On August 21st, 2018, I had MRI’s of my lumbar spine and head. Imaging was followed by an appointment with my neuro-oncologist. She is a wonderful doctor and, in addition to making sure that my brain is disease-free, she monitors me for seizure activity.
It, apparently, has been six months since my last seizure.
The medication that my doctor placed me on has worked thus far. And, as long as I continue to take that medication as prescribed, and remain seizure-free, I am allowed to drive.
Yes, they’re letting me behind the wheel again!
But, whoa, girl! You can’t just get in a car and go….
In many ways, I feel as though it’s been a lifetime since I’ve driven anywhere. It’s like I’m 15 years old again, driving my father’s Chevy S-10 around our yard, narrowly avoiding trees. Driving did not come naturally to me and, now, I have a lot to relearn.

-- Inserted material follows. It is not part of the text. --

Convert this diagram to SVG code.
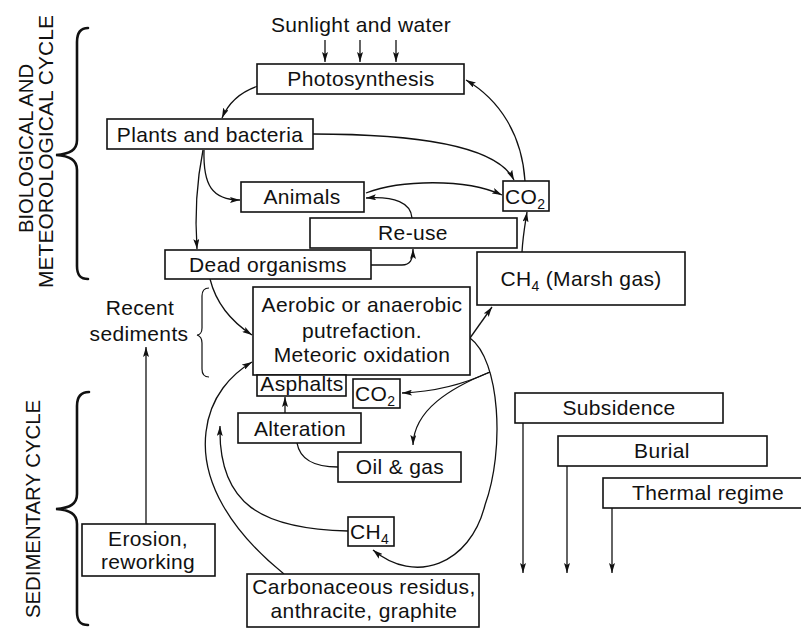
<svg xmlns="http://www.w3.org/2000/svg" width="801" height="632" viewBox="0 0 801 632">
<defs>
<style>
.t{font-family:"Liberation Sans",Arial,Helvetica,sans-serif;font-size:21px;letter-spacing:0.35px;fill:#111;text-anchor:middle}
.s{text-anchor:start}
.b{fill:#fff;stroke:#111;stroke-width:1.6}
.c{fill:none;stroke:#111;stroke-width:1.3}
.br{fill:none;stroke:#111;stroke-width:2.6;stroke-linecap:round}
.bt{fill:none;stroke:#111;stroke-width:1.2}
.v{font-family:"Liberation Sans",Arial,Helvetica,sans-serif;font-size:21px;fill:#111}
</style>
<marker id="a" viewBox="0 0 10 6" refX="10" refY="3" markerWidth="10" markerHeight="6" markerUnits="userSpaceOnUse" orient="auto">
<path d="M0,0 L10,3 L0,6 L2,3 z" fill="#111"/>
</marker>
</defs>
<rect width="801" height="632" fill="#fff"/>

<g id="labels">
<text class="v" transform="translate(33,233) rotate(-90)" textLength="169" lengthAdjust="spacingAndGlyphs">BIOLOGICAL AND</text>
<text class="v" transform="translate(53,288) rotate(-90)" textLength="273" lengthAdjust="spacing">METEOROLOGICAL CYCLE</text>
<text class="v" transform="translate(40,618) rotate(-90)" textLength="218" lengthAdjust="spacingAndGlyphs">SEDIMENTARY CYCLE</text>
<path class="br" d="M88,28 C80,28 77,33 77,42 L77,140 C77,150 70,154 56,155 C70,156 77,160 77,170 L77,266 C77,275 80,279 88,279"/>
<path class="br" d="M89,392 C81,392 77,397 77,406 L77,494 C77,504 70,508 56,509 C70,510 77,514 77,524 L77,612 C77,621 80,625 88,625"/>
<text class="t" x="140" y="315">Recent</text>
<text class="t" x="139" y="341">sediments</text>
<path class="bt" d="M209,288 C204,288 202,291 202,296 L202,328 C202,332 200,335 197,335 C200,336 202,339 202,343 L202,369 C202,374 204,377 209,377"/>
<text class="t" x="361" y="32">Sunlight and water</text>
</g>

<g id="connectors">
<path class="c" marker-end="url(#a)" d="M325,40 L325,62"/>
<path class="c" marker-end="url(#a)" d="M360,40 L360,62"/>
<path class="c" marker-end="url(#a)" d="M396,40 L396,62"/>
<path class="c" marker-end="url(#a)" d="M258,86 C240,92 228,104 222,118"/>
<path class="c" marker-end="url(#a)" d="M204,150 C203,185 212,200 240,200"/>
<path class="c" marker-end="url(#a)" d="M203,150 C196,185 195,220 197,249"/>
<path class="c" marker-end="url(#a)" d="M313,134 C400,134 495,142 514,180"/>
<path class="c" marker-end="url(#a)" d="M525,181 C522,135 500,100 466,80"/>
<path class="c" marker-end="url(#a)" d="M366,193 C400,180 465,178 502,195"/>
<path class="c" marker-end="url(#a)" d="M412,218 C411,203 395,196 366,198"/>
<path class="c" marker-end="url(#a)" d="M371,265 L402,265 C410,265 413,260 413,249"/>
<path class="c" marker-end="url(#a)" d="M522,252 C523,235 525,225 527,212"/>
<path class="c" marker-end="url(#a)" d="M210,279 C216,303 232,322 252,335"/>
<path class="c" marker-end="url(#a)" d="M470,338 L492,307"/>
<path class="c" marker-end="url(#a)" d="M470,338 C500,360 505,450 485,505 C470,565 415,585 373,550"/>
<path class="c" marker-end="url(#a)" d="M490,372 C460,386 430,392 402,393"/>
<path class="c" marker-end="url(#a)" d="M490,372 C450,388 414,410 413,445"/>
<path class="c" marker-end="url(#a)" d="M285,413 L285,397"/>
<path class="c" d="M297,443 C300,460 315,467 338,467"/>
<path class="c" marker-end="url(#a)" d="M348,531 C262,529 218,505 220,426"/>
<path class="c" marker-end="url(#a)" d="M284,574 C232,532 200,482 206,432 C210,396 232,374 252,362"/>
<path class="c" marker-end="url(#a)" d="M146,524 L146,347"/>
<path class="c" marker-end="url(#a)" d="M523,423 L523,573"/>
<path class="c" marker-end="url(#a)" d="M567,466 L567,573"/>
<path class="c" marker-end="url(#a)" d="M612,508 L612,573"/>
</g>

<g id="photosynthesis"><rect class="b" x="257" y="64" width="207" height="30"/><text class="t" x="361" y="86">Photosynthesis</text></g>
<g id="plants"><rect class="b" x="107" y="119" width="206" height="30"/><text class="t" x="210" y="142">Plants and bacteria</text></g>
<g id="animals"><rect class="b" x="241" y="182" width="123" height="30"/><text class="t" x="302" y="204">Animals</text></g>
<g id="reuse"><rect class="b" x="310" y="218" width="207" height="30"/><text class="t" x="413" y="240">Re-use</text></g>
<g id="dead"><rect class="b" x="165" y="250" width="206" height="29"/><text class="t" x="268" y="272">Dead organisms</text></g>
<g id="co2-top"><rect class="b" x="503" y="181" width="46" height="30"/><text class="t s" x="505" y="204" letter-spacing="0">CO<tspan font-size="14" dy="5">2</tspan></text></g>
<g id="marsh"><rect class="b" x="477" y="252" width="208" height="53"/><text class="t" x="581" y="286">CH<tspan font-size="14" dy="5">4</tspan><tspan dy="-5"> (Marsh gas)</tspan></text></g>
<g id="aerobic"><rect class="b" x="253" y="287" width="217" height="88"/><text class="t" x="362" y="312">Aerobic or anaerobic</text><text class="t" x="362" y="338">putrefaction.</text><text class="t" x="362" y="362">Meteoric oxidation</text></g>
<g id="asphalts"><rect class="b" x="257" y="375" width="89" height="21"/><text class="t" x="302" y="391" font-size="17" letter-spacing="0.3">Asphalts</text></g>
<g id="co2-mid"><rect class="b" x="353" y="379" width="47" height="29"/><text class="t s" x="355" y="401" letter-spacing="0">CO<tspan font-size="14" dy="5">2</tspan></text></g>
<g id="alteration"><rect class="b" x="238" y="413" width="123" height="30"/><text class="t" x="300" y="436">Alteration</text></g>
<g id="oil"><rect class="b" x="338" y="452" width="123" height="30"/><text class="t" x="400" y="474">Oil &amp; gas</text></g>
<g id="erosion"><rect class="b" x="82" y="524" width="133" height="52"/><text class="t" x="148" y="546">Erosion,</text><text class="t" x="148" y="569">reworking</text></g>
<g id="ch4-low"><rect class="b" x="348" y="517" width="46" height="29"/><text class="t s" x="350" y="539" letter-spacing="0">CH<tspan font-size="14" dy="5">4</tspan></text></g>
<g id="carbon"><rect class="b" x="247" y="574" width="232" height="53"/><text class="t" x="364" y="594">Carbonaceous residus,</text><text class="t" x="364" y="618">anthracite, graphite</text></g>
<g id="subsidence"><rect class="b" x="515" y="393" width="208" height="30"/><text class="t" x="619" y="415">Subsidence</text></g>
<g id="burial"><rect class="b" x="558" y="436" width="209" height="30"/><text class="t" x="662" y="458">Burial</text></g>
<g id="thermal"><rect class="b" x="603" y="478" width="210" height="30"/><text class="t" x="708" y="500">Thermal regime</text></g>
</svg>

I stopped driving shortly before I was officially diagnosed with relapsed Acute Lymphoblastic Leukemia. The tumor in my spinal cord (which no one knew was there until February 2017) made manipulating the brake and gas pedals extremely painful. I was too slow braking and I knew I was putting my life—and others’ lives—in jeopardy. To me, it was an unacceptable risk. So, I stopped driving.

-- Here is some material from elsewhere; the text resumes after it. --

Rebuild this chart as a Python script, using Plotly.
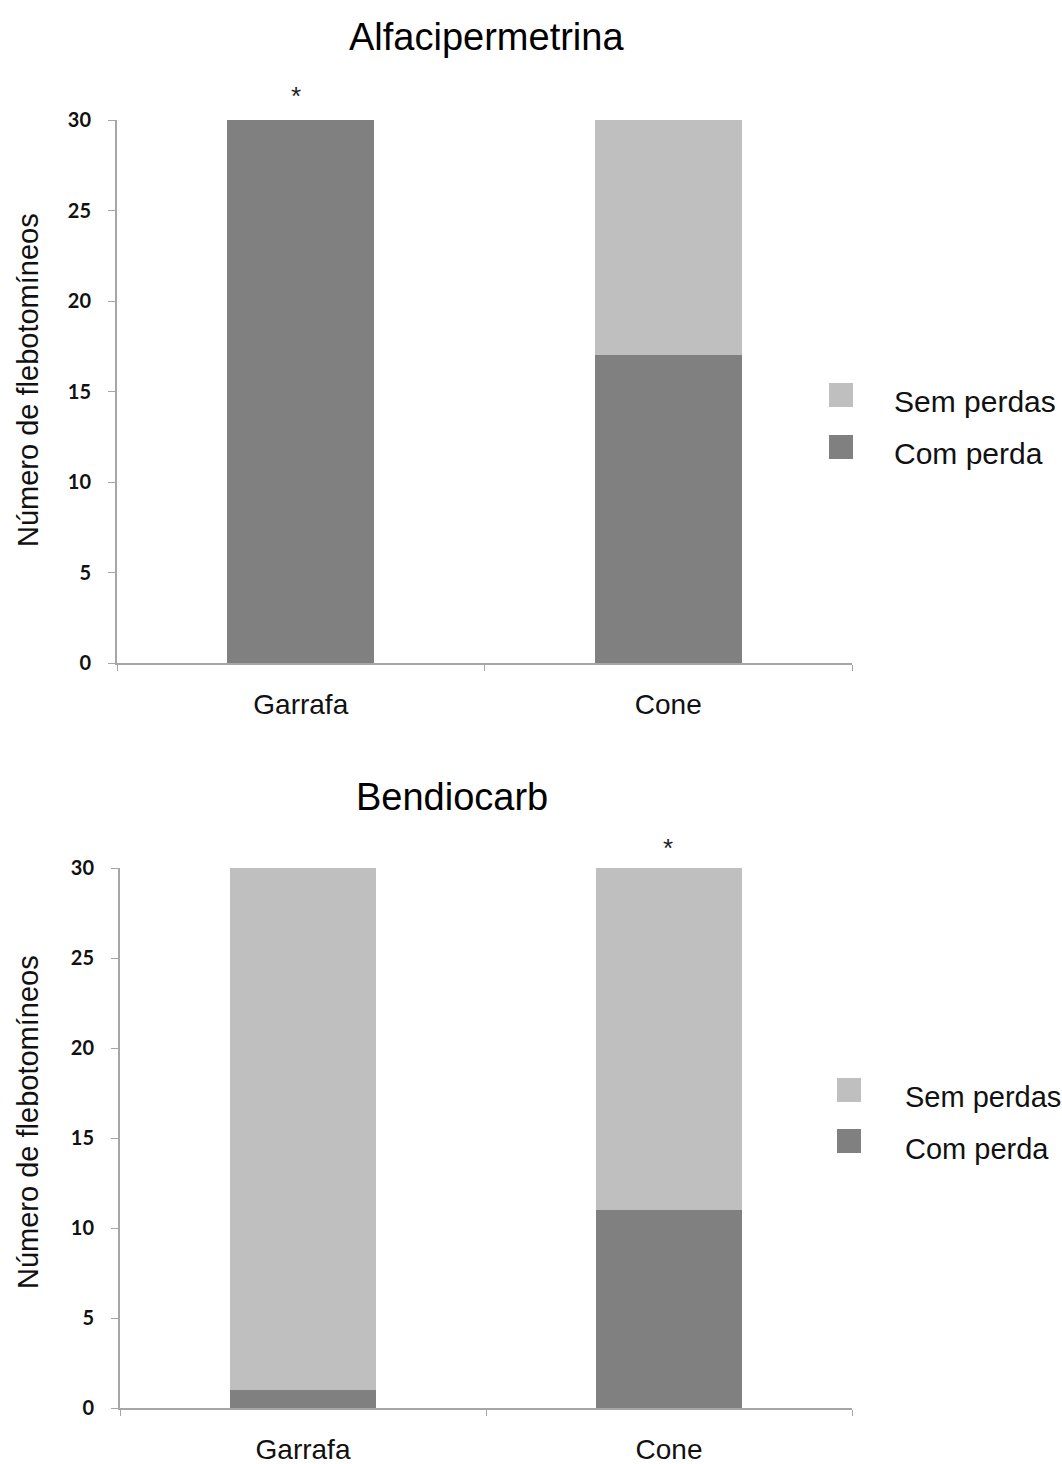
import plotly.graph_objects as go

categories = ["Garrafa", "Cone"]
series_names = ["Sem perdas", "Com perda"]
alfa_com_perda = [30, 17]
alfa_sem_perdas = [0, 13]
bendio_com_perda = [1, 11]
bendio_sem_perdas = [29, 19]
titles = ["Alfacipermetrina", "Bendiocarb"]
y_title = "Número de flebotomíneos"
y_ticks = [0, 5, 10, 15, 20, 25, 30]
star_top = "Garrafa"
star_bottom = "Cone"

W, H = 1062, 1464
MT, MB = 10, 10
DARK = "#808080"
LIGHT = "#BFBFBF"
AXIS = "#A6A6A6"
TXT = "Liberation Sans, Arial, sans-serif"
TICKF = "Lato, Liberation Sans, sans-serif"


def px_x(x):
    return x / W


def px_y(y):
    # paper coordinates relative to plot area (between margins)
    return 1 - (y - MT) / (H - MT - MB)


fig = go.Figure()
for i, (com, sem) in enumerate([(alfa_com_perda, alfa_sem_perdas),
                                (bendio_com_perda, bendio_sem_perdas)]):
    xa = "x" if i == 0 else "x2"
    ya = "y" if i == 0 else "y2"
    fig.add_trace(go.Bar(x=categories, y=com, name=series_names[1],
                         marker=dict(color=DARK, line=dict(width=0)),
                         width=0.4, xaxis=xa, yaxis=ya, showlegend=False))
    fig.add_trace(go.Bar(x=categories, y=sem, name=series_names[0],
                         marker=dict(color=LIGHT, line=dict(width=0)),
                         width=0.4, xaxis=xa, yaxis=ya, showlegend=False))

xcommon = dict(type="category", tickson="boundaries", ticks="outside", ticklen=6,
               tickcolor=AXIS, showline=True, linecolor=AXIS, linewidth=2,
               showgrid=False, zeroline=False,
               tickfont=dict(family=TXT, size=28, color="#111111"),
               ticklabelstandoff=15, fixedrange=True)
ycommon = dict(range=[0, 30], tickvals=y_ticks, ticks="outside", ticklen=7,
               tickcolor=AXIS, showline=True, linecolor=AXIS, linewidth=2,
               showgrid=False, zeroline=False,
               tickfont=dict(family=TICKF, size=20, color="#111111", weight="bold"),
               ticklabelstandoff=13, fixedrange=True)

layout = dict(
    width=W, height=H, margin=dict(l=0, r=0, t=MT, b=MB, autoexpand=False),
    paper_bgcolor="white", plot_bgcolor="white", barmode="stack",
    showlegend=False,
    xaxis=dict(domain=[px_x(117), px_x(852)], anchor="y", **xcommon),
    yaxis=dict(domain=[px_y(663), px_y(120)], anchor="x", **ycommon),
    xaxis2=dict(domain=[px_x(120), px_x(852)], anchor="y2", **xcommon),
    yaxis2=dict(domain=[px_y(1408), px_y(868)], anchor="x2", **ycommon),
)
fig.update_layout(**layout)

annotations = []
# titles
annotations.append(dict(text=titles[0], x=px_x(486), y=px_y(37), xref="paper", yref="paper",
                        showarrow=False, font=dict(family=TXT, size=38, color="#000000"),
                        xanchor="center", yanchor="middle"))
annotations.append(dict(text=titles[1], x=px_x(452), y=px_y(797), xref="paper", yref="paper",
                        showarrow=False, font=dict(family=TXT, size=38, color="#000000"),
                        xanchor="center", yanchor="middle"))
# y titles
for yc in (380, 1122):
    annotations.append(dict(text=y_title, x=px_x(28), y=px_y(yc), xref="paper", yref="paper",
                            showarrow=False, textangle=-90,
                            font=dict(family=TXT, size=29, color="#111111"),
                            xanchor="center", yanchor="middle"))
# asterisks
annotations.append(dict(text="*", x=star_top, y=30, xref="x", yref="y", showarrow=False,
                        yshift=24, xshift=-5, font=dict(family=TXT, size=26, color="#222222")))
annotations.append(dict(text="*", x=star_bottom, y=30, xref="x2", yref="y2", showarrow=False,
                        yshift=20, xshift=-1, font=dict(family=TXT, size=26, color="#222222")))

# legends (squares + text)
shapes = []
legend_specs = [
    (829, [(395, 401), (447, 453)], 892, 30),
    (837, [(1090, 1097), (1141, 1149)], 903, 29),
]
for sx, rows, tx, fs in legend_specs:
    for (sy, ty), name, col in zip(rows, series_names, [LIGHT, DARK]):
        shapes.append(dict(type="rect", xref="paper", yref="paper",
                           x0=px_x(sx), x1=px_x(sx + 24), y0=px_y(sy + 12), y1=px_y(sy - 12),
                           fillcolor=col, line=dict(width=0)))
        annotations.append(dict(text=name, x=px_x(tx), y=px_y(ty), xref="paper", yref="paper",
                                showarrow=False, xanchor="left", yanchor="middle",
                                font=dict(family=TXT, size=fs, color="#111111")))

fig.update_layout(annotations=annotations, shapes=shapes)
fig.write_html("out.html")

That was in my Civic Coupe—the car from my single lady days, if you will. My fiancé and I traded our respective vehicles in when we realized a bone marrow transplant in Boston was inevitable. We needed a vehicle that a six-foot-five-inch tall male could comfortably sit in (the Civic was too small). We needed something that was fuel efficient (his truck, although loved, was not). We ended up with a sedan. Boxer engine. Slate blue. Great MPG.
Now that I am allowed to drive again, it’s my turn to get comfortable with this trade-in. For someone with spatial awareness issues, though, adjusting to a change in vehicle size is a challenge. To be on the safe side of things, I prefer to drive with a co-pilot. I like to stick to quiet roads. No rush hour for me, please.
Sitting behind the wheel again, though, has surprisingly stirred up some memories from my high school Driver’s Education class. I can picture the manual that we were assigned to read. I can remember driving through one of the small towns near our high school. I can remember struggling with parallel parking. On one of these voyages—in the Driver’s Ed car packed with four students (one driving and three in the backseat)—the instructor asked a rather serious question.
I can’t remember the exact wording of the question but the answer was, “There is no such thing as an accident. There are only collisions.”
It’s an odd thing to remember, I suppose—but I do believe that nothing is entirely accidental. As I wrote in my last post, there is a plan. We simply don’t know all of the details. It becomes a bit clearer, I think, when circumstances begin to collide.
Please, Dear Readers, continue to send prayers, light and love. Your positive thoughts give me strength; you fuel and fan the little spark of hope in my heart. It glows brighter because of you. Thank you, thank you, thank you.